* BEGIN *

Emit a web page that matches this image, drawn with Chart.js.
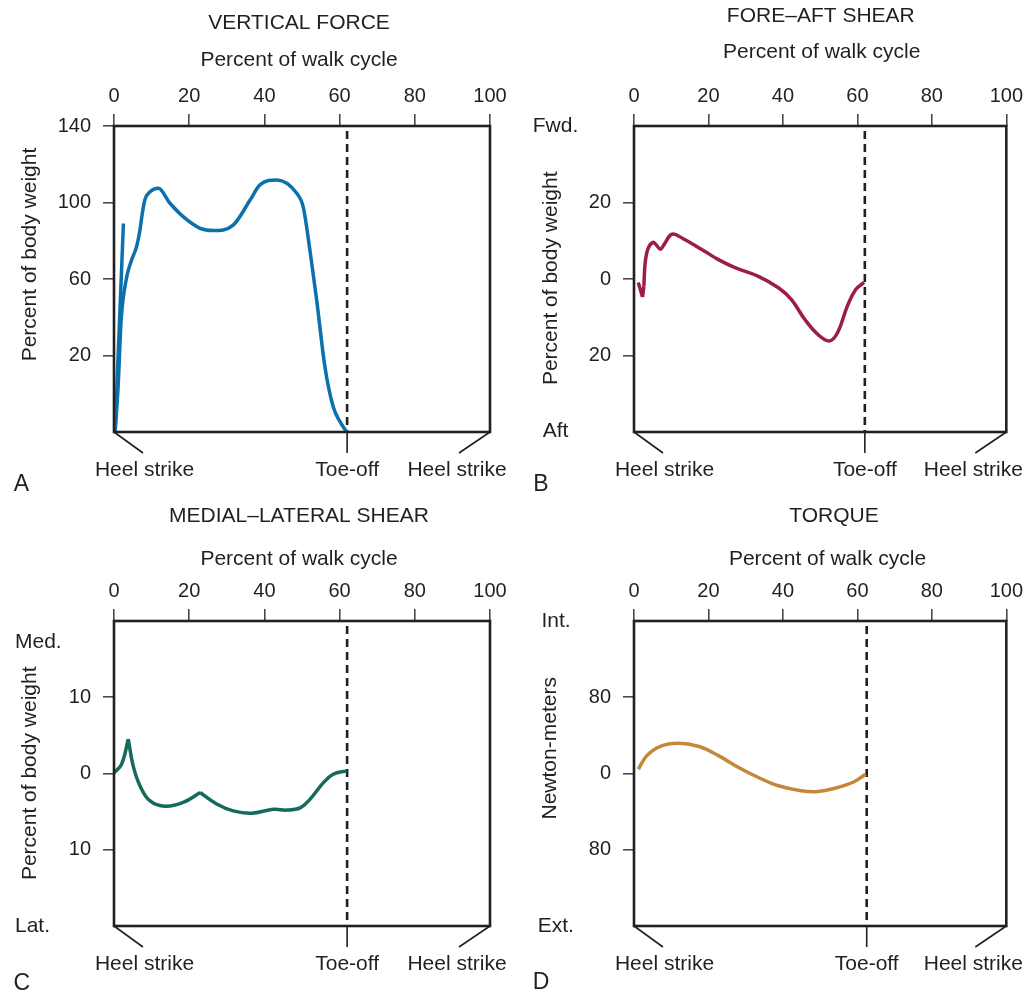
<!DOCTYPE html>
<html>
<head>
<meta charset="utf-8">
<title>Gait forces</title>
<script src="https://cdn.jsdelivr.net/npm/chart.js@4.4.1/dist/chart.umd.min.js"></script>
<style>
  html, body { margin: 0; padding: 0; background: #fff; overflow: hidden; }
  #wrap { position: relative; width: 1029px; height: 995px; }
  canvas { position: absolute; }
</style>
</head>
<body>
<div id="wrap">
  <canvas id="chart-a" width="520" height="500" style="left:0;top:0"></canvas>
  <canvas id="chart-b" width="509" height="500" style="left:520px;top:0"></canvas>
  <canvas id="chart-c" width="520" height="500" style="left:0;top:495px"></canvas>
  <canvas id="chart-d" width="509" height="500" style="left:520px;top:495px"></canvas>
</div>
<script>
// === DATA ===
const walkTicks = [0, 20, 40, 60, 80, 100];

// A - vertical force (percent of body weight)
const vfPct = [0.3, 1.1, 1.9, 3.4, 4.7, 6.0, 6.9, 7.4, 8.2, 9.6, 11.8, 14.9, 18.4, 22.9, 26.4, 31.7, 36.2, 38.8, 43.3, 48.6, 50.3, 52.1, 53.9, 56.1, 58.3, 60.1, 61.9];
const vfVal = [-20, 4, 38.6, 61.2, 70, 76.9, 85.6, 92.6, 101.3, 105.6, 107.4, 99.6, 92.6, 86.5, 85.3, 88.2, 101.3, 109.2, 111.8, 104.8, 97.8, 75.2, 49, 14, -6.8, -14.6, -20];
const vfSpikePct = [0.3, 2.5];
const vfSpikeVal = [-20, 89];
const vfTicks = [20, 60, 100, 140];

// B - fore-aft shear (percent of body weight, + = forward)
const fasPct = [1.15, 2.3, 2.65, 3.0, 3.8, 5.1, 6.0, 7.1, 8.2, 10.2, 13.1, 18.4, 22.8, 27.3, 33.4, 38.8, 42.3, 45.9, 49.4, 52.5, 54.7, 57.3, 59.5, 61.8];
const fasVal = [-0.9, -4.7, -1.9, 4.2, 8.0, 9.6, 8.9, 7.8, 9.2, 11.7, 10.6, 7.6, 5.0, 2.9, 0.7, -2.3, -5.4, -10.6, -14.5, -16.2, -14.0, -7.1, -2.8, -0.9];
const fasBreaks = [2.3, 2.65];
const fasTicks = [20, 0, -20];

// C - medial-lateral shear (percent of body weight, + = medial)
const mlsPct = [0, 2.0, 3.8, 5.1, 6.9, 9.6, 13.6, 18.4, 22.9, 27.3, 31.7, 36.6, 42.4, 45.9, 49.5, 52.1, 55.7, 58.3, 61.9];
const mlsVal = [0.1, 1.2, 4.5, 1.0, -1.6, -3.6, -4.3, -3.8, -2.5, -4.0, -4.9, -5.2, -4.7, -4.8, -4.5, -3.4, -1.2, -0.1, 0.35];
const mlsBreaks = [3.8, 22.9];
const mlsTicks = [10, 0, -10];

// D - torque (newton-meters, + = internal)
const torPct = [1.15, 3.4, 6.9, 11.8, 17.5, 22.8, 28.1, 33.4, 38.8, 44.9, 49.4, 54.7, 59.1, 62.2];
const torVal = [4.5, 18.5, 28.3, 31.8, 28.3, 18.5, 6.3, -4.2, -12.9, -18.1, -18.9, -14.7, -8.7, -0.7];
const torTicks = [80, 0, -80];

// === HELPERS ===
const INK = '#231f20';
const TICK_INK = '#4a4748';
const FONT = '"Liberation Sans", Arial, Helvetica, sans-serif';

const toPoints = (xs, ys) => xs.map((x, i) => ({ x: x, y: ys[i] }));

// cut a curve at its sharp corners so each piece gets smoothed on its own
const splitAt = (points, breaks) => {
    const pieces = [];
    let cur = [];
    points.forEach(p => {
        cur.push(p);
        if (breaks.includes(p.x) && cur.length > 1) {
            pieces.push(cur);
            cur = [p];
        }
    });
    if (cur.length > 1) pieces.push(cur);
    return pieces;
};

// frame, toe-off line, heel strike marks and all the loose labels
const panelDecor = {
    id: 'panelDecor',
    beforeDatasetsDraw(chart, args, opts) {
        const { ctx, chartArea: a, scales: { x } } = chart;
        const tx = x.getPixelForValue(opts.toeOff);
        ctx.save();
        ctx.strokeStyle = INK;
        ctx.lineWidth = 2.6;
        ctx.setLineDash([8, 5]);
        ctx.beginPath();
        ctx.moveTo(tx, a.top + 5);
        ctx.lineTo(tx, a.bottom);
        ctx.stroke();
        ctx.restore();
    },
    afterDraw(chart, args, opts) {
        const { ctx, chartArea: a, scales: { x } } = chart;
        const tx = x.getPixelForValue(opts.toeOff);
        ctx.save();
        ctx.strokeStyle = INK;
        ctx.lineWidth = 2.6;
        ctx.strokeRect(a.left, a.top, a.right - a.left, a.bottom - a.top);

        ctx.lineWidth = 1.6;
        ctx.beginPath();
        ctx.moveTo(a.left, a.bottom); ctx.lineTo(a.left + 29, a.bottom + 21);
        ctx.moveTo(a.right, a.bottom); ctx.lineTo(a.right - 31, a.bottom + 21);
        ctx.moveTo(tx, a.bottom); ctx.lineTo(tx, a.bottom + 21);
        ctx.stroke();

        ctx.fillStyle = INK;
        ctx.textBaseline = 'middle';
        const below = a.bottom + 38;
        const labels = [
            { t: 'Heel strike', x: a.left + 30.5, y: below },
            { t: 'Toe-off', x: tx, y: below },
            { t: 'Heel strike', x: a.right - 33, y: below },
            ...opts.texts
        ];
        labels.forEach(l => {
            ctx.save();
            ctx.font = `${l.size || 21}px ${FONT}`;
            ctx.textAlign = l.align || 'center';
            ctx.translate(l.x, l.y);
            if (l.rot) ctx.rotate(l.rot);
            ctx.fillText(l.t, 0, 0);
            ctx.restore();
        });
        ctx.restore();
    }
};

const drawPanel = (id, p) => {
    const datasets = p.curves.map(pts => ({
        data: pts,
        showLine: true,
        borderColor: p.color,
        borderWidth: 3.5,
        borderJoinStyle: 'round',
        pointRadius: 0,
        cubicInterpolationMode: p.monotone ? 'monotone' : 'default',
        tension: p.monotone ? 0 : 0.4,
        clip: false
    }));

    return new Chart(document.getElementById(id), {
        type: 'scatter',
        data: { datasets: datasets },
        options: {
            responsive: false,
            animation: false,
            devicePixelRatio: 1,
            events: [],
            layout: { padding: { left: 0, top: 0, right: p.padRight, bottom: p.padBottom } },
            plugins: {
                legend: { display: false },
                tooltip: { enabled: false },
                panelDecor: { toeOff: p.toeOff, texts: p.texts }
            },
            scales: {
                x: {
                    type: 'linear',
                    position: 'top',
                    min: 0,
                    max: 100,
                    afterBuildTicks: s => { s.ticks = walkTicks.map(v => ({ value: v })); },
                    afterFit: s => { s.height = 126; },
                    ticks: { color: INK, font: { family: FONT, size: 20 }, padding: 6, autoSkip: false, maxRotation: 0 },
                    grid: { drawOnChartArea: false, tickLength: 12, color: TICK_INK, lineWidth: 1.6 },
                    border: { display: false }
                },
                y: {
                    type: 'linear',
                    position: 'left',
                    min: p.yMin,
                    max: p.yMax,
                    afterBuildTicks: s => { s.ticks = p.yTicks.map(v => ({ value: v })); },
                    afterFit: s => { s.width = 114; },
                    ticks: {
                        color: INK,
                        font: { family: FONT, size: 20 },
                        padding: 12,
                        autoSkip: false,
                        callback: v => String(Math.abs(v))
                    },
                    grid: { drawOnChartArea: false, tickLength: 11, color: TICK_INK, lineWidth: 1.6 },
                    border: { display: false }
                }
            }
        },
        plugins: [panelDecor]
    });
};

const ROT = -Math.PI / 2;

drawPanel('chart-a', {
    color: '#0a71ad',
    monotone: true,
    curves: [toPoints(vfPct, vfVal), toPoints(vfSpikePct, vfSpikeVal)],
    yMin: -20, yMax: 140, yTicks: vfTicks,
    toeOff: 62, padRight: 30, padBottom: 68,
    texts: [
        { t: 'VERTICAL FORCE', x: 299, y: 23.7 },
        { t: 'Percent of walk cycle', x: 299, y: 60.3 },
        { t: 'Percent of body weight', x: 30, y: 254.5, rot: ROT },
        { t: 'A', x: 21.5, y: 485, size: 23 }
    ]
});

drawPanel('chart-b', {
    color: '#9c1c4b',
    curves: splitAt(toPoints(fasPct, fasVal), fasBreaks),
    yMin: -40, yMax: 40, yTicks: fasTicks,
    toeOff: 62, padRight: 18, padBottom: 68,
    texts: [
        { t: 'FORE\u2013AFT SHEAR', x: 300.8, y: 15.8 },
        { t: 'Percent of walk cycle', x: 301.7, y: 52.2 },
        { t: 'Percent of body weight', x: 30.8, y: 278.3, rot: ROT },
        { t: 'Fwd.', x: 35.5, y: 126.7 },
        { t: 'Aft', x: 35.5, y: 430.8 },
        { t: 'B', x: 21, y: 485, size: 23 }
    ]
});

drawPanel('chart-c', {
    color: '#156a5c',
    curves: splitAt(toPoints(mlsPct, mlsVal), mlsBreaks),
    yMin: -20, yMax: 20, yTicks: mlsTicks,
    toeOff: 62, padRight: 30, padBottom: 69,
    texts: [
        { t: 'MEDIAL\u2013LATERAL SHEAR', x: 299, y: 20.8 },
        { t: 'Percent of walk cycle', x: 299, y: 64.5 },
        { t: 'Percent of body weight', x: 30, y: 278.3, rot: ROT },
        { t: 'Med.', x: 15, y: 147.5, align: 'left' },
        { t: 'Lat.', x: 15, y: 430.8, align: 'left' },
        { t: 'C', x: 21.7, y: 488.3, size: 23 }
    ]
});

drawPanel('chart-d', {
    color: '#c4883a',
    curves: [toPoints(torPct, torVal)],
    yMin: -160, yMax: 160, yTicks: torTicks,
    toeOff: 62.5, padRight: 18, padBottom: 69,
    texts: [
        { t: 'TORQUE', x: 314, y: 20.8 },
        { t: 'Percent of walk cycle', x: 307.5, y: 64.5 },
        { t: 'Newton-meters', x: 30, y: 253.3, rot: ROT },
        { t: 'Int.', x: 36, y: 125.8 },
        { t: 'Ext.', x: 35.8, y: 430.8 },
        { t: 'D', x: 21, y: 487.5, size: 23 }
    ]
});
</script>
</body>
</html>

* END *

→ Problem requirements
Return the material line for line, from its beginning to the line that contains "const walkTicks = [0, 20, 40, 60, 80, 100];", with the pictures left out.

→ Finished exercise
Emit a web page that matches this image, drawn with Chart.js.
<!DOCTYPE html>
<html>
<head>
<meta charset="utf-8">
<title>Gait forces</title>
<script src="https://cdn.jsdelivr.net/npm/chart.js@4.4.1/dist/chart.umd.min.js"></script>
<style>
  html, body { margin: 0; padding: 0; background: #fff; overflow: hidden; }
  #wrap { position: relative; width: 1029px; height: 995px; }
  canvas { position: absolute; }
</style>
</head>
<body>
<div id="wrap">
  <canvas id="chart-a" width="520" height="500" style="left:0;top:0"></canvas>
  <canvas id="chart-b" width="509" height="500" style="left:520px;top:0"></canvas>
  <canvas id="chart-c" width="520" height="500" style="left:0;top:495px"></canvas>
  <canvas id="chart-d" width="509" height="500" style="left:520px;top:495px"></canvas>
</div>
<script>
// === DATA ===
const walkTicks = [0, 20, 40, 60, 80, 100];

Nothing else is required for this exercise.